== ENTRIES

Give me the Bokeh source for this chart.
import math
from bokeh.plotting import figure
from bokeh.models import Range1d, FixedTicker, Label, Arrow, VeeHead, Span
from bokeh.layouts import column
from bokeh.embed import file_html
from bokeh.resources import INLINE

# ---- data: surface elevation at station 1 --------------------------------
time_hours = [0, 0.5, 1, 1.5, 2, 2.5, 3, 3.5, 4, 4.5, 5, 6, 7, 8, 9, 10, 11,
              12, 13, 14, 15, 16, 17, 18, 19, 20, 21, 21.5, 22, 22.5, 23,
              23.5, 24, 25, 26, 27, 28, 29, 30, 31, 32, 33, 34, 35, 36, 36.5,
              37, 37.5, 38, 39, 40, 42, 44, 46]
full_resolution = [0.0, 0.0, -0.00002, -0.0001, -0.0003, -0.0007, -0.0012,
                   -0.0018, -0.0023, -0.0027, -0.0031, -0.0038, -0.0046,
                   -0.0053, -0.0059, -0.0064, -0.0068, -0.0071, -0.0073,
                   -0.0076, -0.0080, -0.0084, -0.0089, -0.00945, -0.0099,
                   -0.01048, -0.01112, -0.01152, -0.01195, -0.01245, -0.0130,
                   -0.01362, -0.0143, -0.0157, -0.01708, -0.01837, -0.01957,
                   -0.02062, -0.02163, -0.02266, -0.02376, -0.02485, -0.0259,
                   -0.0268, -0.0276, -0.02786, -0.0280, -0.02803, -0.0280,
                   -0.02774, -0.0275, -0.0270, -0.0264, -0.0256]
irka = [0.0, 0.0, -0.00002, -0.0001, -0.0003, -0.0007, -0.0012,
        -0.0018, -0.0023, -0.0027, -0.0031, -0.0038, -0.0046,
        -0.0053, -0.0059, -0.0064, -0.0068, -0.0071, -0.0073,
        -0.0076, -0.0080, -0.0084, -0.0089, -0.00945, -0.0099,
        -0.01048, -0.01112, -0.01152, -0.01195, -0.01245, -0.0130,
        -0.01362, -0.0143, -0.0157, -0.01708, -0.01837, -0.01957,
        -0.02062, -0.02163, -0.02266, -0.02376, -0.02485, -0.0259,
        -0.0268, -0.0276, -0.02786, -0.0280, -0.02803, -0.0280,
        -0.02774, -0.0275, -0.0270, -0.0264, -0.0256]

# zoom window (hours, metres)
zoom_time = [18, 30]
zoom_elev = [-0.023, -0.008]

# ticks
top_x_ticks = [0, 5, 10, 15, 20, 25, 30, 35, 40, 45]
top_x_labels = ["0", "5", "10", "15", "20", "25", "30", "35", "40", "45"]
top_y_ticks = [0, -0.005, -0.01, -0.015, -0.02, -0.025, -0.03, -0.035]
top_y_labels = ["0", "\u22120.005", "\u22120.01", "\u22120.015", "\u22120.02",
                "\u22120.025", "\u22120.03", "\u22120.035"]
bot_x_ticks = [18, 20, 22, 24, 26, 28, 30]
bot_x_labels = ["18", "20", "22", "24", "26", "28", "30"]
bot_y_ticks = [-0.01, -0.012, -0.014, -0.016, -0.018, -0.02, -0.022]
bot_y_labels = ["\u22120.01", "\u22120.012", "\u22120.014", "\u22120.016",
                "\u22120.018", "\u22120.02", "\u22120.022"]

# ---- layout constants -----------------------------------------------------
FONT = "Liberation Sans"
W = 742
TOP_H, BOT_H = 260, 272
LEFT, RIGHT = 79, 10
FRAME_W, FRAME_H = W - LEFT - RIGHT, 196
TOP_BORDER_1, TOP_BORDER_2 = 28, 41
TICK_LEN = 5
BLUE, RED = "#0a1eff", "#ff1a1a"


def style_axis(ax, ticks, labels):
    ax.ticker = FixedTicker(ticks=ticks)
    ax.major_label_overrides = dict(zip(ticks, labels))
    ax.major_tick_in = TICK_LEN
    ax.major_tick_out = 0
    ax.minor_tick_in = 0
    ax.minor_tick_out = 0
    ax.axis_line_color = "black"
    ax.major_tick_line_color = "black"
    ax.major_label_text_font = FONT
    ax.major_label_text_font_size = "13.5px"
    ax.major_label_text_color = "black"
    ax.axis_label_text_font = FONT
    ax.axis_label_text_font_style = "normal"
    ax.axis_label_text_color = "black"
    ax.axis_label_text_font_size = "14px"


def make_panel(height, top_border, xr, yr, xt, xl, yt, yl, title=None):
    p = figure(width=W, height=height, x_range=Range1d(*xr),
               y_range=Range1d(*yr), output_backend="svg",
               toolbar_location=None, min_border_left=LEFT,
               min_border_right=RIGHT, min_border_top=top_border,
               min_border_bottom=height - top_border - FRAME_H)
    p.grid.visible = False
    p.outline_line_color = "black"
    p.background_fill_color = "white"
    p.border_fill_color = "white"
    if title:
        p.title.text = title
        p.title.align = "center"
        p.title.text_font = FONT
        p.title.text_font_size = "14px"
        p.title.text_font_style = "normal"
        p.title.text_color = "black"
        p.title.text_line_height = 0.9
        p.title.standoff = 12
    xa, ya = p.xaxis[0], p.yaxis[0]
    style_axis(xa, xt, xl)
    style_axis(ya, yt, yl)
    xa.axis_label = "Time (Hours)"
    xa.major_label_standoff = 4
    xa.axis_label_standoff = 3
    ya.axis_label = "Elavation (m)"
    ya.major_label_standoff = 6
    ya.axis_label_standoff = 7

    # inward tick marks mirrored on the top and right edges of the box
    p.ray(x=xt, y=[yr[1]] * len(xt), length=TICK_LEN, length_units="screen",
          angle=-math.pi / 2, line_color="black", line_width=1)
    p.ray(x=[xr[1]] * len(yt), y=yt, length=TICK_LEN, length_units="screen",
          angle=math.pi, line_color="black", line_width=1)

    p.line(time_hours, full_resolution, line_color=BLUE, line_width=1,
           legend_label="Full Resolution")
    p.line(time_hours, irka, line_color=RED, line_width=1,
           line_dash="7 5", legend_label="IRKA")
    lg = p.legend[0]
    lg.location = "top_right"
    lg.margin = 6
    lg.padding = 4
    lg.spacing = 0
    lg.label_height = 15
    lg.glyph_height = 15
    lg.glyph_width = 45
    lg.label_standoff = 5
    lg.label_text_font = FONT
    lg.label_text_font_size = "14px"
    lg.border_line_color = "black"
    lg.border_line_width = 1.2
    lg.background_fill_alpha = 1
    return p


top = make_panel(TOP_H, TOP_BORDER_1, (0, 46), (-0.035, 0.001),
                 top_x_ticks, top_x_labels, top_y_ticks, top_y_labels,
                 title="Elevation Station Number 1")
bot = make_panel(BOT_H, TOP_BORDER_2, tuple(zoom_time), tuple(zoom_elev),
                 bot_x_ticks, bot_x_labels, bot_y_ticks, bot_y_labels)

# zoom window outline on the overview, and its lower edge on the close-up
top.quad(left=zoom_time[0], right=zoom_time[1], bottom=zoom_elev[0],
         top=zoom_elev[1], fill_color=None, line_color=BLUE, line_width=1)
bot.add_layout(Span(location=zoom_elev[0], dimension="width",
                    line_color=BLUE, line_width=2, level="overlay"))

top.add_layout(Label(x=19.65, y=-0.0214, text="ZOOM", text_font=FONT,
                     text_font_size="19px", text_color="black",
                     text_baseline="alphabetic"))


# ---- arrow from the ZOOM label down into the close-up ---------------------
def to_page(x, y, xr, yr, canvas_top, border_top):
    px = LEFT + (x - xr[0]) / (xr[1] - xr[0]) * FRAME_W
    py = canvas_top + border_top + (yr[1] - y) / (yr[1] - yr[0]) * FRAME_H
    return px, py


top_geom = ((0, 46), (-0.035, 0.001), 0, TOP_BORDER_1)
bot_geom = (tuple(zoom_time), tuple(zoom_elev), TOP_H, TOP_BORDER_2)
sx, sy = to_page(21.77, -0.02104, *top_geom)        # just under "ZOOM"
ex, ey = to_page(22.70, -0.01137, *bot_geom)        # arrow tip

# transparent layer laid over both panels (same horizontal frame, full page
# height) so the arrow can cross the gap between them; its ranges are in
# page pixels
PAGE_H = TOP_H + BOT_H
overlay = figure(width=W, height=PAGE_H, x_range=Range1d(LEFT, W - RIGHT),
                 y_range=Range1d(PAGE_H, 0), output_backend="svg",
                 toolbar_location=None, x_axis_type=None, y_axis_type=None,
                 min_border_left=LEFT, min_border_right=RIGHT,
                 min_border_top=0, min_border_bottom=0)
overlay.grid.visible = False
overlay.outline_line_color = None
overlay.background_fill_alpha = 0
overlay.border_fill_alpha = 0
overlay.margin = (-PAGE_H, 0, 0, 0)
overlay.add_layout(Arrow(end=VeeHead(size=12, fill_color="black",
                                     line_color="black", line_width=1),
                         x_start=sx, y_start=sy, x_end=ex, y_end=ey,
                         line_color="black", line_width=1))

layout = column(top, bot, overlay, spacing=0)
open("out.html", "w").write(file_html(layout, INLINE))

====
== ENTRIES

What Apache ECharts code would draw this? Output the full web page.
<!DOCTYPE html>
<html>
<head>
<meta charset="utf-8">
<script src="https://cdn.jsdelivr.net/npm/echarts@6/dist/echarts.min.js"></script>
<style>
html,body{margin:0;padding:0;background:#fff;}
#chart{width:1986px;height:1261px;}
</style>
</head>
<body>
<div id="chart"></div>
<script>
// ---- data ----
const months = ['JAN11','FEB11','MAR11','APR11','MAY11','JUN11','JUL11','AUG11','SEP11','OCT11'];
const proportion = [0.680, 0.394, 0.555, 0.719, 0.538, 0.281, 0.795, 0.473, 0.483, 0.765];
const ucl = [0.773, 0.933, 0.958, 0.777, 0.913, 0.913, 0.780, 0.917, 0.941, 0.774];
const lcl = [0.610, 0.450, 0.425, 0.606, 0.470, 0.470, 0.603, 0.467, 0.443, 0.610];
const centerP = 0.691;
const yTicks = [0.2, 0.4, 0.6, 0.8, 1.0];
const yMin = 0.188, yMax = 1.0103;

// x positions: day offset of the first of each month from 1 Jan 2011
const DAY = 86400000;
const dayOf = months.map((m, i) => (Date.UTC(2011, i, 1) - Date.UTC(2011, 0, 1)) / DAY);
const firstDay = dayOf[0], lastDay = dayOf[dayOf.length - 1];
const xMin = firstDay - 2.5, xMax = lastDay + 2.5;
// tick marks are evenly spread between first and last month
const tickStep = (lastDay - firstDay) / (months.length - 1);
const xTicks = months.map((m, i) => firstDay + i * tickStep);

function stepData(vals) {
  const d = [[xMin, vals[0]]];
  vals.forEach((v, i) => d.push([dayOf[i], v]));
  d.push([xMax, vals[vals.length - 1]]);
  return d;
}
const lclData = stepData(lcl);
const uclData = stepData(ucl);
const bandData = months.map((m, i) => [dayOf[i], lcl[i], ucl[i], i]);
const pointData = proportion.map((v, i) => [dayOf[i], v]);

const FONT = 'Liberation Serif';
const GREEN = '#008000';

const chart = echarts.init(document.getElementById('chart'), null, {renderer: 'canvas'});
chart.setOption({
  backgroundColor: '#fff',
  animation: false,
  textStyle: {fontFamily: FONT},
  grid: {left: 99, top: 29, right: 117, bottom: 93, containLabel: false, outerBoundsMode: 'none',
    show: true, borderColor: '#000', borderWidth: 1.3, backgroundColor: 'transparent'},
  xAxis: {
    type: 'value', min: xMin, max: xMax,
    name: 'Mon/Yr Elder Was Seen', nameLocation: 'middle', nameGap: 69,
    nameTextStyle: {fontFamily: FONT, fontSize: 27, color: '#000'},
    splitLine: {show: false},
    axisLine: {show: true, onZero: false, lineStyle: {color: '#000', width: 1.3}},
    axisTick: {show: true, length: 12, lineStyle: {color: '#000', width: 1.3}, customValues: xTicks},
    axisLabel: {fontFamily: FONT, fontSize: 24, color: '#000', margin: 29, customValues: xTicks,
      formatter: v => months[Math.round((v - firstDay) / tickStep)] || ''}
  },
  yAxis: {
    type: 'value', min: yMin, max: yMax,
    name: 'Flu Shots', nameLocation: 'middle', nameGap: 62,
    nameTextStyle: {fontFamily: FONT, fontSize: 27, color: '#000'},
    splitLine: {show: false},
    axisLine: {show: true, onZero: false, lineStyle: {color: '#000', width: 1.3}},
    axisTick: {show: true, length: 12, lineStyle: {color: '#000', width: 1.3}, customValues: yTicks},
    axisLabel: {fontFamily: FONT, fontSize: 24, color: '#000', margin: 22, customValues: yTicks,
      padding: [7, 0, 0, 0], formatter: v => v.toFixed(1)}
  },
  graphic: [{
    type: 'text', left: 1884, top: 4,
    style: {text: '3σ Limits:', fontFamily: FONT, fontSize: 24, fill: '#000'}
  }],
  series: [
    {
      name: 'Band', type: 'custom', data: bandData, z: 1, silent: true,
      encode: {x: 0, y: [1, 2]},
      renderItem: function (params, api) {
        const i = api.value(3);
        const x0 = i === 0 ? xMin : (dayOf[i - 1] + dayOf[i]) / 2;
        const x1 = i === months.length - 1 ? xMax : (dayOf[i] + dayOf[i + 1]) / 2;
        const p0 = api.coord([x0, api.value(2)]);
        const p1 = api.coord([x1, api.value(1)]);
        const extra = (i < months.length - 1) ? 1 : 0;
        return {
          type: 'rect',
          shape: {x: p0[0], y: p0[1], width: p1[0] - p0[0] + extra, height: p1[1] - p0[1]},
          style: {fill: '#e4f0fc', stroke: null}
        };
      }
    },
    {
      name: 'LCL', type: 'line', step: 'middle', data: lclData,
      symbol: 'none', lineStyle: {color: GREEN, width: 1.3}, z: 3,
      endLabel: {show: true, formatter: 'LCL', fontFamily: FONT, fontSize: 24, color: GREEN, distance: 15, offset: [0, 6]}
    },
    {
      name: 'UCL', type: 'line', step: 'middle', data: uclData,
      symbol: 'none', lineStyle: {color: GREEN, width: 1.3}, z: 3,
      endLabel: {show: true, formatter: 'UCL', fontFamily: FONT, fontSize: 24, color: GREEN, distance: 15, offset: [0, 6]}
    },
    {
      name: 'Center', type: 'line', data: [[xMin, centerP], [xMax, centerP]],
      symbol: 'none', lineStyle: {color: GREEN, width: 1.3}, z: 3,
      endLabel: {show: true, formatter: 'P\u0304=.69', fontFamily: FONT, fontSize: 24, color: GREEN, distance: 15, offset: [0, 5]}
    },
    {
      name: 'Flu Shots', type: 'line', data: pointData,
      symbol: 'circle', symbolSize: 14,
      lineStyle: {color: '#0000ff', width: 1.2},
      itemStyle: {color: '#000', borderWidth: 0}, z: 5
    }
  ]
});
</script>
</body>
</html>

====

Everything from the line with "Give me the Bokeh source for this chart." through the line with "from bokeh.resources import INLINE", both ends included, should be repeated exactly; nothing else should appear.

WRITTEN ANSWER:
Give me the Bokeh source for this chart.
import math
from bokeh.plotting import figure
from bokeh.models import Range1d, FixedTicker, Label, Arrow, VeeHead, Span
from bokeh.layouts import column
from bokeh.embed import file_html
from bokeh.resources import INLINE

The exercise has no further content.